BEGIN Raw data
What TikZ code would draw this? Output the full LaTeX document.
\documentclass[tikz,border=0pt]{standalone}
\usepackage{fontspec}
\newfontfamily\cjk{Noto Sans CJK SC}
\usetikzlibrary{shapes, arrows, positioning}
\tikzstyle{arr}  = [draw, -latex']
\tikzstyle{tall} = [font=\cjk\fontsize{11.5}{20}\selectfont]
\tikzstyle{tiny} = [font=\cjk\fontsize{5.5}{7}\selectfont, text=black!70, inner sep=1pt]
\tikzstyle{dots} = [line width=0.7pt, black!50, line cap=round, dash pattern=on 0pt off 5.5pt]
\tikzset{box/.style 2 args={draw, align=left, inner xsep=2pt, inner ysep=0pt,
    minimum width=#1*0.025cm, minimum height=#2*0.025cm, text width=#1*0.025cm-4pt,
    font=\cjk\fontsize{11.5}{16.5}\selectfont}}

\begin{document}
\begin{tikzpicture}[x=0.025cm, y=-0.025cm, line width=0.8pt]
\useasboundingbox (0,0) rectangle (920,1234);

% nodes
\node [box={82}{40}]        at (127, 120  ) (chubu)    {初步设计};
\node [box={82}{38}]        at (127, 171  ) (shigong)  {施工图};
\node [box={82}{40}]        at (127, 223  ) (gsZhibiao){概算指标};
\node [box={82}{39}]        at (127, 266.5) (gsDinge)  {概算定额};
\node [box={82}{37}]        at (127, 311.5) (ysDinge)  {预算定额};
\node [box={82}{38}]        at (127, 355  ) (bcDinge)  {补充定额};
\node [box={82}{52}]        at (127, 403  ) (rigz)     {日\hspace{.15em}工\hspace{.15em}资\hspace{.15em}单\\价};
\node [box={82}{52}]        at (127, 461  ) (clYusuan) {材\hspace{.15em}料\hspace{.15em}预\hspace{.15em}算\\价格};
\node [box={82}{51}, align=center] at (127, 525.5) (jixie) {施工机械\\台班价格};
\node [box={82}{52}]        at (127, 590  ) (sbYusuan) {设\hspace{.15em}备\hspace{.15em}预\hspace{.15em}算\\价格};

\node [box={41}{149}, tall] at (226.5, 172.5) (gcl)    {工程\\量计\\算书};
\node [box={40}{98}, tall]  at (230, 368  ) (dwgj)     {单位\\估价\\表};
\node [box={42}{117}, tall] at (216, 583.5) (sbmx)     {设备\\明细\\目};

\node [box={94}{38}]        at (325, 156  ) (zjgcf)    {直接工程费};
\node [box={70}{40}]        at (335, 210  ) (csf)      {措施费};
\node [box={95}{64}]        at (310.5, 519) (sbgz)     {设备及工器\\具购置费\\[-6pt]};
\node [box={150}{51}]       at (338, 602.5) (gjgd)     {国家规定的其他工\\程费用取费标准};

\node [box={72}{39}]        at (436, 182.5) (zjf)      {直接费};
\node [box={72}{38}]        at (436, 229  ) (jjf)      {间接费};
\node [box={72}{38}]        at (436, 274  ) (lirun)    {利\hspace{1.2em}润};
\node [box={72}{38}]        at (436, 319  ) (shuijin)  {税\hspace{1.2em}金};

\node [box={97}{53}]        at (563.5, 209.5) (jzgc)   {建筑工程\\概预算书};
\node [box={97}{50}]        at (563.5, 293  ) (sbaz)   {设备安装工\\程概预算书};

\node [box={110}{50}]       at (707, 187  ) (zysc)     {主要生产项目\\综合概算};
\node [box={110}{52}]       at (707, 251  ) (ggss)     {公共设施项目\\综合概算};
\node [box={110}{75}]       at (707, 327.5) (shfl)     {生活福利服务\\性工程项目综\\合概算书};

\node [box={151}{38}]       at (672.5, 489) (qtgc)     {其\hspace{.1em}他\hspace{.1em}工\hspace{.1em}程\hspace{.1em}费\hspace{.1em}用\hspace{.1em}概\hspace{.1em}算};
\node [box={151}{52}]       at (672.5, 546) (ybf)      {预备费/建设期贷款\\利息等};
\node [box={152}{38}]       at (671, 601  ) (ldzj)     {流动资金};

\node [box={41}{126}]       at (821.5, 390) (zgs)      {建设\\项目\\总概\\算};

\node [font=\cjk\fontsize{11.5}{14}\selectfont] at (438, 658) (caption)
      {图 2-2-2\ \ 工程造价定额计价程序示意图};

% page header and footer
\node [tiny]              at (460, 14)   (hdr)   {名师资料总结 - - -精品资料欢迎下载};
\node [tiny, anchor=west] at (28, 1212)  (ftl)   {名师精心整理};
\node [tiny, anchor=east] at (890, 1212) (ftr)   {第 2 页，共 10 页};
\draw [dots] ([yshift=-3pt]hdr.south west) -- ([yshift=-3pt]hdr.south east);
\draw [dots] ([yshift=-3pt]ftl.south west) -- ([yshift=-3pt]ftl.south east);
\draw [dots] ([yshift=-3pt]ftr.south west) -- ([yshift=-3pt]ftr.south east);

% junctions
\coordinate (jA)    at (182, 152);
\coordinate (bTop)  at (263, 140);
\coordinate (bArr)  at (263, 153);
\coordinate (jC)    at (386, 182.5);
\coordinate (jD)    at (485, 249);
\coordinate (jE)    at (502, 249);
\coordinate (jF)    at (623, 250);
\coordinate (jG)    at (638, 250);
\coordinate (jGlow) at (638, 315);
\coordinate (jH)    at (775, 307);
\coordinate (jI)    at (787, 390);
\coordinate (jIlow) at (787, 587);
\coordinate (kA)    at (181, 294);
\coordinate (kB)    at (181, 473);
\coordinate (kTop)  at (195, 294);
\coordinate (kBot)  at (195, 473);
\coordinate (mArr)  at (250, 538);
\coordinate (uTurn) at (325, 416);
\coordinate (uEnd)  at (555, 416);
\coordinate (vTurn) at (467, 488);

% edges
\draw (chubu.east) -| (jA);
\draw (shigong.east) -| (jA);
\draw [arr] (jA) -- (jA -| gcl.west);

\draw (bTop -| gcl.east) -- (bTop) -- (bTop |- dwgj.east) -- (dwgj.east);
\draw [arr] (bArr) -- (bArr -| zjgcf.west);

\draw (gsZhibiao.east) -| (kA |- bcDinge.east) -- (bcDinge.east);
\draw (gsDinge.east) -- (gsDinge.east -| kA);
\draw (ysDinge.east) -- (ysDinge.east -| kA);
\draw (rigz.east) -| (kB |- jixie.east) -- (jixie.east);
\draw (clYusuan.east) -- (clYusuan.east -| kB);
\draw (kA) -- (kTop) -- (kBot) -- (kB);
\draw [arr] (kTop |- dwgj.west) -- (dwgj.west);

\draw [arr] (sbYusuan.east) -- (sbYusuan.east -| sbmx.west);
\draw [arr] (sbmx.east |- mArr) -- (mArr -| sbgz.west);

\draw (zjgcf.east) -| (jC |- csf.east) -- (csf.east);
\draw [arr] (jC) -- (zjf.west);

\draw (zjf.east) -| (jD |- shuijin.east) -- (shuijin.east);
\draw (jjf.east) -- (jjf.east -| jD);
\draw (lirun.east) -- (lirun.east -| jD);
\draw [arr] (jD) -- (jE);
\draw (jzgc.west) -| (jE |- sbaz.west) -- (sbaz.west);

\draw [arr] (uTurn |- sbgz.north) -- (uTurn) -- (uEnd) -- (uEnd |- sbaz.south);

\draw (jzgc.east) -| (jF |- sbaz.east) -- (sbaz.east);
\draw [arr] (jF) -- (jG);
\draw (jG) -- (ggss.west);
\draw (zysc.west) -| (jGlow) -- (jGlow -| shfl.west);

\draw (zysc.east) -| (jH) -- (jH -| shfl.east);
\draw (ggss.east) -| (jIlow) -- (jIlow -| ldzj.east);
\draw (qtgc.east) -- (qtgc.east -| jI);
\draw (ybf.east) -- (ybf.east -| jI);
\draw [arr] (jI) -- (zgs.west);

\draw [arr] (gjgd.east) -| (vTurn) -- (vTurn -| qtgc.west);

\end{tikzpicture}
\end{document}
END Raw data
Your task: Return nothing but the lines from the first line of the listing through the line with "(0,0) rectangle (920,1234);", please, keeping every one of them unchanged.

Exercise solution:
What TikZ code would draw this? Output the full LaTeX document.
\documentclass[tikz,border=0pt]{standalone}
\usepackage{fontspec}
\newfontfamily\cjk{Noto Sans CJK SC}
\usetikzlibrary{shapes, arrows, positioning}
\tikzstyle{arr}  = [draw, -latex']
\tikzstyle{tall} = [font=\cjk\fontsize{11.5}{20}\selectfont]
\tikzstyle{tiny} = [font=\cjk\fontsize{5.5}{7}\selectfont, text=black!70, inner sep=1pt]
\tikzstyle{dots} = [line width=0.7pt, black!50, line cap=round, dash pattern=on 0pt off 5.5pt]
\tikzset{box/.style 2 args={draw, align=left, inner xsep=2pt, inner ysep=0pt,
    minimum width=#1*0.025cm, minimum height=#2*0.025cm, text width=#1*0.025cm-4pt,
    font=\cjk\fontsize{11.5}{16.5}\selectfont}}

\begin{document}
\begin{tikzpicture}[x=0.025cm, y=-0.025cm, line width=0.8pt]
\useasboundingbox (0,0) rectangle (920,1234);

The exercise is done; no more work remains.